[Stored data start]

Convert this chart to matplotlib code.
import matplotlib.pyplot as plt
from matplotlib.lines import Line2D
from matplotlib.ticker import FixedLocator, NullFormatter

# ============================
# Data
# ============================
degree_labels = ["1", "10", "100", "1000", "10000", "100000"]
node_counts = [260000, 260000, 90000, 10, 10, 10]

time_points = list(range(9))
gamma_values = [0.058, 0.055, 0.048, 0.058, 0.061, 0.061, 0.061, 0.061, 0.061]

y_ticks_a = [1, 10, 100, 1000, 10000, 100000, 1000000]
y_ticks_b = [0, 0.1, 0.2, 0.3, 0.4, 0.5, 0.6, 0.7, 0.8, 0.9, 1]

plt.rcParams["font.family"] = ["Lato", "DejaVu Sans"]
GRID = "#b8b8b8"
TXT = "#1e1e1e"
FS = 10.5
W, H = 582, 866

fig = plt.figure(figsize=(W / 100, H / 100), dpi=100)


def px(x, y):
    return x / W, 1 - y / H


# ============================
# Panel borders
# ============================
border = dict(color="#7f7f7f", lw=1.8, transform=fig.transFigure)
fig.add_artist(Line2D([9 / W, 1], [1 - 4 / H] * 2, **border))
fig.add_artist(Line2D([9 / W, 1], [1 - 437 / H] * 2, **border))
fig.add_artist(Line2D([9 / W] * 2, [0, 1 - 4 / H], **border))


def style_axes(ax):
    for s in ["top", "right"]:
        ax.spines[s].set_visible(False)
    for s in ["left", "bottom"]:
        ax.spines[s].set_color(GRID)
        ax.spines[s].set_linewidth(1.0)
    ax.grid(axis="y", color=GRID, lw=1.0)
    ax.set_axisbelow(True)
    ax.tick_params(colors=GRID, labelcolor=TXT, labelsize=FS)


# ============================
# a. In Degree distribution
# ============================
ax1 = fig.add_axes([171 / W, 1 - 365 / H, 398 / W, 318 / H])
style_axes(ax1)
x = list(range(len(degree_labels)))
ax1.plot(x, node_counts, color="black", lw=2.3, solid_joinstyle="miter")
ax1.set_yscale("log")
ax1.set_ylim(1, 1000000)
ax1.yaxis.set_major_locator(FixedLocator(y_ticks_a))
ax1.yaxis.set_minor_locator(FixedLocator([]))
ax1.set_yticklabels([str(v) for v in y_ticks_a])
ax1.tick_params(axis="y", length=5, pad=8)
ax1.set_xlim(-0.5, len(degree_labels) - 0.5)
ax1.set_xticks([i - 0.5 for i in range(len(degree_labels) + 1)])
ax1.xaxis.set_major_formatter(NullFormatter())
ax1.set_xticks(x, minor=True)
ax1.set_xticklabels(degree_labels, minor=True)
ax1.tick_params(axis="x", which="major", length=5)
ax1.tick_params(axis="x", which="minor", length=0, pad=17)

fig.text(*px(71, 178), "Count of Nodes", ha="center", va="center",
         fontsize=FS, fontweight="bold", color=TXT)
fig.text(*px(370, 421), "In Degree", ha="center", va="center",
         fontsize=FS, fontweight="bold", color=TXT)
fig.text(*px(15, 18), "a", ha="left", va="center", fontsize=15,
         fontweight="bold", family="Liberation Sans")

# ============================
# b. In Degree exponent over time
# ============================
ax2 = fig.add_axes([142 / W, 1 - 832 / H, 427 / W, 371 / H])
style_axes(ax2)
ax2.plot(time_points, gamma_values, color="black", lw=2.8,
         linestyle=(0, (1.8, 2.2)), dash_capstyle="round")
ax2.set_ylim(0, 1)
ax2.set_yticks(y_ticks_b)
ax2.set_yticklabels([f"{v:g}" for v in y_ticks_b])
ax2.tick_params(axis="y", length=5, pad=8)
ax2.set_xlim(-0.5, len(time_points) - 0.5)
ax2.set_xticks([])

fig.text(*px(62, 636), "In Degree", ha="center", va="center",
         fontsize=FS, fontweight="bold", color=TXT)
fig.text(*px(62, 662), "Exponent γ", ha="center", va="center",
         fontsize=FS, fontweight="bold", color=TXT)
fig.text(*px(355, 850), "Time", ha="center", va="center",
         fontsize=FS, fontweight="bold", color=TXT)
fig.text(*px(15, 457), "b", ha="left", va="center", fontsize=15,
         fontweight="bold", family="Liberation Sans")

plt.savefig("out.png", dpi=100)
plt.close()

[Stored data end]
[Stored data start]

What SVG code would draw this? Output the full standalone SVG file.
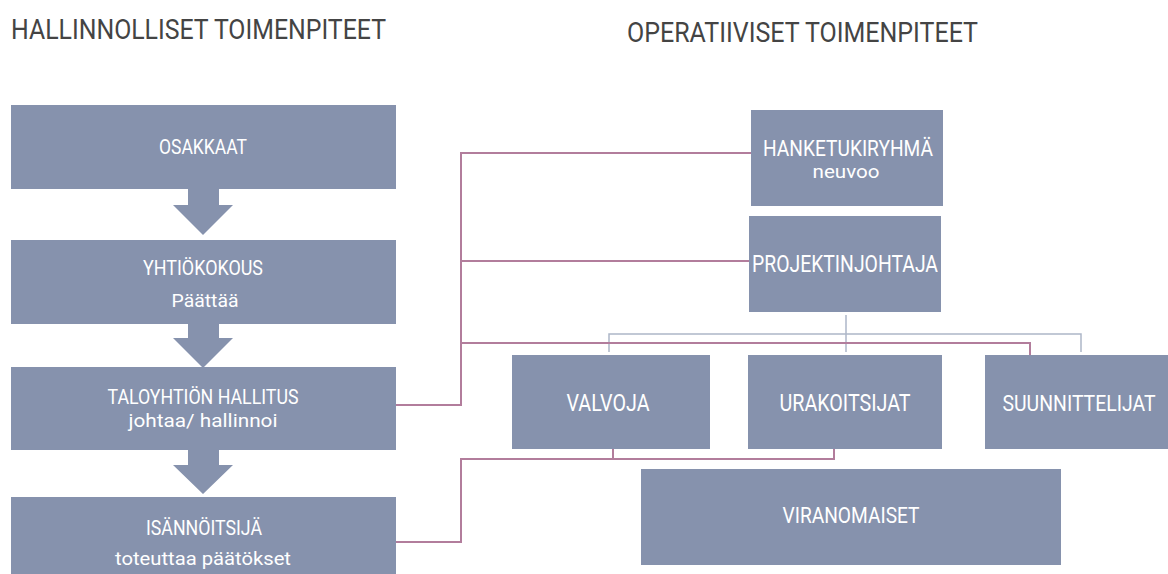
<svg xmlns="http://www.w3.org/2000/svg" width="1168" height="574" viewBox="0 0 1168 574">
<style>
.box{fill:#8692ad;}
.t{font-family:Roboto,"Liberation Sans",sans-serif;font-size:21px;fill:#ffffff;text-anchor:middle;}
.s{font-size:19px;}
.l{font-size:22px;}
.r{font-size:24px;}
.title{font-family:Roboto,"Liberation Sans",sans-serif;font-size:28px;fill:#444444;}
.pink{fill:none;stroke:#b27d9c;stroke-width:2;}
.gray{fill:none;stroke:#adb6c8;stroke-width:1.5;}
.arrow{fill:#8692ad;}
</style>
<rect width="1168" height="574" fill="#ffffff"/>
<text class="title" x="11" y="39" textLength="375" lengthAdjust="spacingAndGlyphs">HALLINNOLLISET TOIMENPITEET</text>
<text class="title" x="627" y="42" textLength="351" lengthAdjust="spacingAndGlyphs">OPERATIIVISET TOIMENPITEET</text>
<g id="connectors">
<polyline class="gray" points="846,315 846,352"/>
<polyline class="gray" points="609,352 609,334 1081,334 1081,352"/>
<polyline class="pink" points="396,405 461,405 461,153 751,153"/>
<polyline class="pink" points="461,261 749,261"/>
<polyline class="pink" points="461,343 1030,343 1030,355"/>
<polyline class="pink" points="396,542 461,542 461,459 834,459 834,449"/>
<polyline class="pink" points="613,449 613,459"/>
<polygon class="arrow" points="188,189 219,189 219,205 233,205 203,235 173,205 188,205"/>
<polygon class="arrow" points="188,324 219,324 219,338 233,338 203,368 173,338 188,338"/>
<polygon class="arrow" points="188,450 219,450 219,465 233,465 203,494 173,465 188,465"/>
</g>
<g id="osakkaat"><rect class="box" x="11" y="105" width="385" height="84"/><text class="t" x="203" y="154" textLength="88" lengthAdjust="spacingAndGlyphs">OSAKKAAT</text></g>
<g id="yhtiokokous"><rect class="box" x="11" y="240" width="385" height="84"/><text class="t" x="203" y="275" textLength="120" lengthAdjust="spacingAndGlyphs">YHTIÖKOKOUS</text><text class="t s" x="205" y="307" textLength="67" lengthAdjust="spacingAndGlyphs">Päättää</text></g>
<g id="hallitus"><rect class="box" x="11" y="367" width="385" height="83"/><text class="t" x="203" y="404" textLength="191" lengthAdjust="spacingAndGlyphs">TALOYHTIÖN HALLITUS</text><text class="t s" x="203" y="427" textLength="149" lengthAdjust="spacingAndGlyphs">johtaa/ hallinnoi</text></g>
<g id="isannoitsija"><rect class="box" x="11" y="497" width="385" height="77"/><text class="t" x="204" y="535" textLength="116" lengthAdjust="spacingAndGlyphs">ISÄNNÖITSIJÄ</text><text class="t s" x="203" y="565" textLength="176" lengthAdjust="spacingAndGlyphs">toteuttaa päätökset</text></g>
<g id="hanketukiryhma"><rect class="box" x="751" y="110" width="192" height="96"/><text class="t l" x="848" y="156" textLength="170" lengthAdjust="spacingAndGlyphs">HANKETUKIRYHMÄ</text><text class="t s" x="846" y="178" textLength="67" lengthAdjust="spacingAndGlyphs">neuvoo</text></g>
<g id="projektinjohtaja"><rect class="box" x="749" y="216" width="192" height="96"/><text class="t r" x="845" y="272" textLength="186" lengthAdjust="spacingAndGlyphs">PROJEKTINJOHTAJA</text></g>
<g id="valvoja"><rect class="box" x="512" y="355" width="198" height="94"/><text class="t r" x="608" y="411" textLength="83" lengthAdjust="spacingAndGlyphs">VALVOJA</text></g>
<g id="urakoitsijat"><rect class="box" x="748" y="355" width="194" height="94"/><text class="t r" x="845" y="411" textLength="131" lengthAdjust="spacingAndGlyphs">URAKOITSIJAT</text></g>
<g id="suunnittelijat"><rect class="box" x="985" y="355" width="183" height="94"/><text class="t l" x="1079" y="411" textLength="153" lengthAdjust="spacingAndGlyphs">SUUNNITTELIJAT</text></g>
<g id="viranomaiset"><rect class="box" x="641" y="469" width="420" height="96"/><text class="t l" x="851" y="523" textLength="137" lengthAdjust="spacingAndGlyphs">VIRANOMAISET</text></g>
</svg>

[Stored data end]

Your task is to repeat exactly the lines from the one that contains "Convert this chart to matplotlib code." through the one that contains "fig = plt.figure(figsize=(W", with both end lines included.

- Task solution
Convert this chart to matplotlib code.
import matplotlib.pyplot as plt
from matplotlib.lines import Line2D
from matplotlib.ticker import FixedLocator, NullFormatter

# ============================
# Data
# ============================
degree_labels = ["1", "10", "100", "1000", "10000", "100000"]
node_counts = [260000, 260000, 90000, 10, 10, 10]

time_points = list(range(9))
gamma_values = [0.058, 0.055, 0.048, 0.058, 0.061, 0.061, 0.061, 0.061, 0.061]

y_ticks_a = [1, 10, 100, 1000, 10000, 100000, 1000000]
y_ticks_b = [0, 0.1, 0.2, 0.3, 0.4, 0.5, 0.6, 0.7, 0.8, 0.9, 1]

plt.rcParams["font.family"] = ["Lato", "DejaVu Sans"]
GRID = "#b8b8b8"
TXT = "#1e1e1e"
FS = 10.5
W, H = 582, 866

fig = plt.figure(figsize=(W / 100, H / 100), dpi=100)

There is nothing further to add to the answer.